In the simplest TCC arrangement, if the outturn cost exceeds the target cost, the contractor will only be entitled to receive 50 per cent of the difference – and if the outturn cost is less than the target cost, the contractor receives an additional 50 per cent of the difference effectively as a bonus.

Most TCCs have both a “painshare” and “gainshare” element like this but parties usually agree to more complex sharing provisions, such as unequal pain and gain, or graduating bands, such as “50 per cent of the first 10 per cent of overrun, then 75 per cent above that”. To tweak the incentives, owners might also look to limit their exposure with a “guaranteed maximum price” cap.

Importantly, there remain risks which are not shared: Variations and legitimate money claims for delay and disruption due to agreed owner-risk events should increase the target cost as well as the actual cost. Equally, the contractor’s own inefficiencies are not “allowable cost”. This model can still be used where there are provisional sums. Where there is an instruction to expend a provisional sum, the target cost should be adjusted to match the difference between the provisional and actual cost.

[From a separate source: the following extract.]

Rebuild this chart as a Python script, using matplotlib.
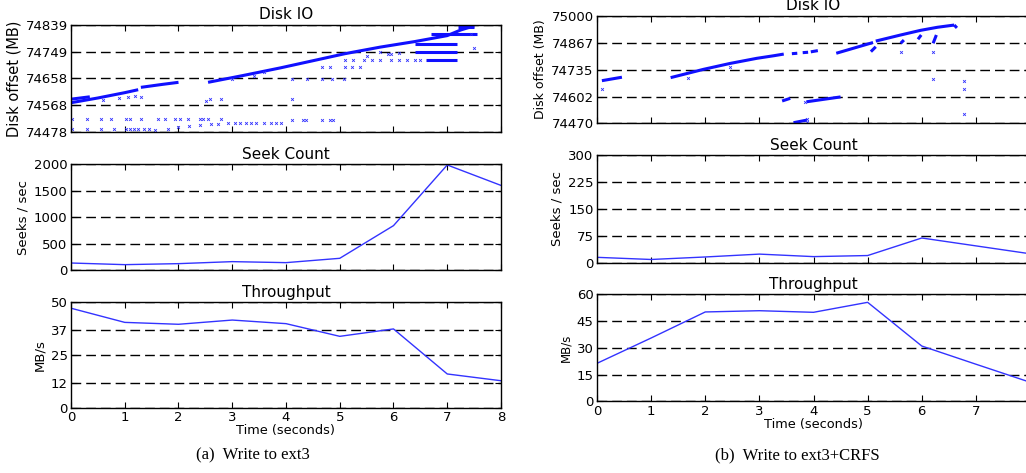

Also, a target cost formula can be added to a remeasurement contract such as the Fidic Red Book. In this model, the contractor is paid during the build according to the actual quantities of work done (as remeasured) and calculated according to the agreed rates and prices. In terms of cost control before application of the formula, this is a more managed model than the fully cost-reimbursable basis described above.

There are several published versions of TCCs used internationally. The Institution of Chemical Engineers (IChemE) Burgundy Book (aimed as process engineering projects) and the NEC/3 Options C (reimbursable with target cost) and D (remeasurement with target cost) are the best known.

The real benefit of TCCs is that the owner and contractor are both incentivised on managing cost overrun because they both have a material stake in the outcome. At the same time, it has to be acknowledged, they each have less of an incentive than they would if they held all of that risk alone. And that is the main criticism of TCCs – that they don’t offer anything new; they just offer half of the advantages and half of the disadvantages of the other models. Contracting, therefore, remains a zero sum game, just with lower stakes.

TCCs have a place in the market, in my view. Some projects are too big and complex to be priced with accuracy. Some employ novel engineering solutions, or are to be built in difficult and unpredictable conditions. Owners and contractors have other tools available to them in the preconstruction phase to understand and mitigate risk. If that leads to a reasonable lump sum solution, then that’s fine. If it doesn’t and the parties are left to gamble on real unknowns, a TCC might be the way forward.

A word of caution though: the $19-billion Crossrail project in London used TCCs for the big tunnelling contracts and is a long way over budget. A third cash injection (worth $1.8 billion) was just announced. I should add quickly that the reasons for this are not yet known and might have been for owner-risk events which would have arisen in a fully lump sum project. We can, however, say that TCCs do not necessarily bring happy outcomes. 
 

* Stuart Jordan is a partner in the Global Projects group of Baker Botts, a leading international law firm. Jordan’s practice focuses on the oil, gas, power, transport, petrochemical, nuclear and construction industries. He has extensive experience in the Middle East, Russia and the UK.